There would also be an issue in the amount of energy necessary. Let’s do some quick calculations here:


Siri is about 70kg and was travelling at about 1m/s before Brigid used her abilities, giving her a KE of 0.5*70*1 = 35J. In order to be lighter than air, she would need to reduce her mass tremendously; air has a density of 1.3kg per cubic meter, while water (the same approximate density as a human body) is closer to 1000kg per cubic meter. In other words we’re dividing mass by about 760, so, if we were conserving momentum, we’d be multiplying speed by 760, which would in turn mean multiplying the KE by close to 580,000 times.


Since we started with a KE of 35J, that means we need essentially 580,000 times 35J extra energy from the universe – or well over 20 mega Joules.

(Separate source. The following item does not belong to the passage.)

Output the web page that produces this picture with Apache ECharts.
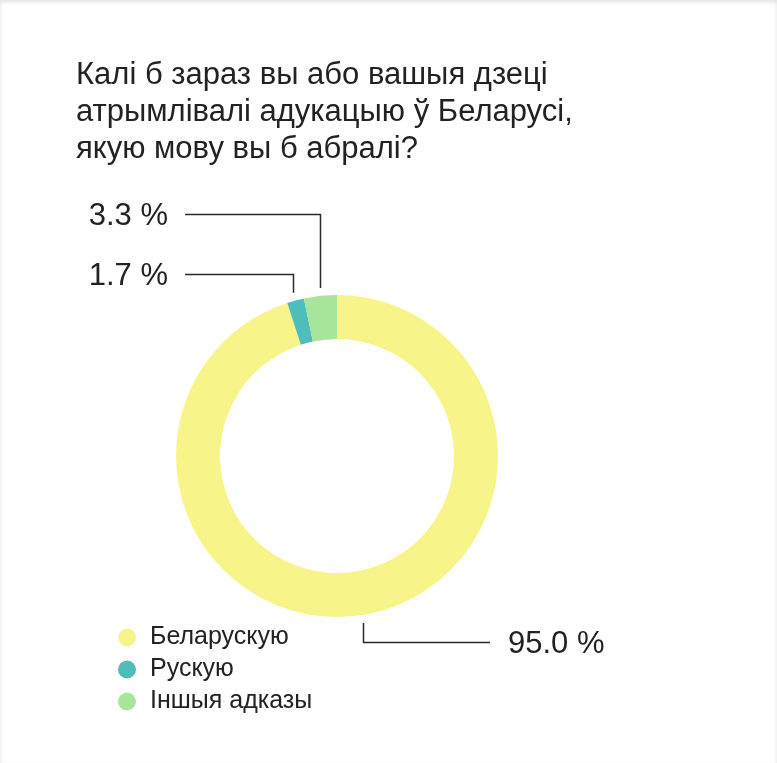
<!DOCTYPE html>
<html>
<head>
<meta charset="utf-8">
<script src="https://cdn.jsdelivr.net/npm/echarts@6/dist/echarts.min.js"></script>
<style>
  html, body { margin: 0; padding: 0; background: #fff; }
  body { box-shadow: inset 0 2px 4px rgba(0,0,0,0.12); }
  #chart { width: 777px; height: 763px; }
</style>
</head>
<body>
<div id="chart"></div>
<script>
  // дадзеныя
  var categories = ['Беларускую', 'Рускую', 'Іншыя адказы']
  var values = [95.0, 1.7, 3.3]
  var colors = ['#f7f48a', '#4fbdba', '#a7e59b']

  var center = [337, 456]
  var outerR = 161
  var innerR = 117

  // куды ставіць подпісы (x, y, бок)
  var labelPos = [
    { x: 508, y: 642, side: 'right', lineEnd: 490 },
    { x: 168, y: 274, side: 'left', lineEnd: 185 },
    { x: 168, y: 214, side: 'left', lineEnd: 185 }
  ]

  var total = values.reduce(function (a, b) { return a + b }, 0)

  // кропка на краі кольца для кожнага сектара
  function anchorOf(idx) {
    var before = 0
    for (var i = 0; i < idx; i++) before += values[i]
    var mid = (before + values[idx] / 2) / total * Math.PI * 2
    var r = outerR + 8
    return [center[0] + r * Math.sin(mid), center[1] - r * Math.cos(mid)]
  }

  var font = 'Liberation Sans'

  var myChart = echarts.init(document.getElementById('chart'))

  var option = {
    backgroundColor: 'transparent',
    color: colors,
    animation: false,
    title: {
      text: 'Калі б зараз вы або вашыя дзеці\nатрымлівалі адукацыю ў Беларусі,\nякую мову вы б абралі?',
      left: 71,
      top: 52,
      textStyle: {
        fontFamily: font,
        fontSize: 31,
        lineHeight: 37,
        fontWeight: 'normal',
        color: '#222'
      }
    },
    legend: {
      orient: 'vertical',
      left: 113,
      top: 620,
      icon: 'circle',
      itemWidth: 18,
      itemHeight: 18,
      itemGap: 7,
      selectedMode: false,
      textStyle: {
        fontFamily: font,
        fontSize: 25,
        color: '#222',
        padding: [0, 0, 0, 9]
      },
      data: categories
    },
    series: [
      {
        type: 'pie',
        center: center,
        radius: [innerR, outerR],
        startAngle: 90,
        clockwise: true,
        silent: true,
        label: {
          show: true,
          fontFamily: font,
          fontSize: 31,
          color: '#222',
          formatter: function (p) {
            return values[p.dataIndex].toFixed(1) + ' %'
          }
        },
        labelLine: {
          show: true,
          lineStyle: { color: '#2a2a2a', width: 1.5 }
        },
        labelLayout: function (params) {
          var lp = labelPos[params.dataIndex]
          var a = anchorOf(params.dataIndex)
          var ax = Math.round(a[0]) + 0.5
          return {
            x: lp.x,
            y: lp.y + 2,
            align: lp.side === 'left' ? 'right' : 'left',
            verticalAlign: 'middle',
            labelLinePoints: [[ax, a[1]], [ax, lp.y + 0.5], [lp.lineEnd, lp.y + 0.5]]
          }
        },
        data: categories.map(function (name, i) {
          return { name: name, value: values[i] }
        })
      }
    ]
  }

  myChart.setOption(option)
</script>
</body>
</html>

A single cubic meter of room temperature air has about 150 kilojoules of thermal energy available in it; even if we give a very generous allotment for potential energy stored as phase changes, that’s still probably less than 500 kilojoules of energy, or one fortieth of the energy needed. Therefore, to obtain all the necessary energy, the surrounding 40+ cubic meters of air would need to be turned completely solid.


Again, simply turning off conservation of momentum was easier!


Even with momentum conservation turned off, there is still the matter of conserving energy; the less massive object has less kinetic energy, meaning the total amount of energy in the universe would be reduced. To make up for this reduction, reducing the mass would have to somehow cause an increase in some other form of energy. For the purposes of The Abadon Relic, I assumed that would be stored virtually – think of it as a highly abstract form of potential energy - to be returned to Siri in the form of missing kinetic energy when she regains her mass. The amount stored is relative to the frame of reference observing the problem; the amount returned is the same.


So, for now, we can conclude that Brigid’s approach was functional and valuable; however, there remain some frightening little dragons in the mathematics of it, considering what could have happened if she’d altered her approach even slightly. It will be interesting to see how that plays out in the future!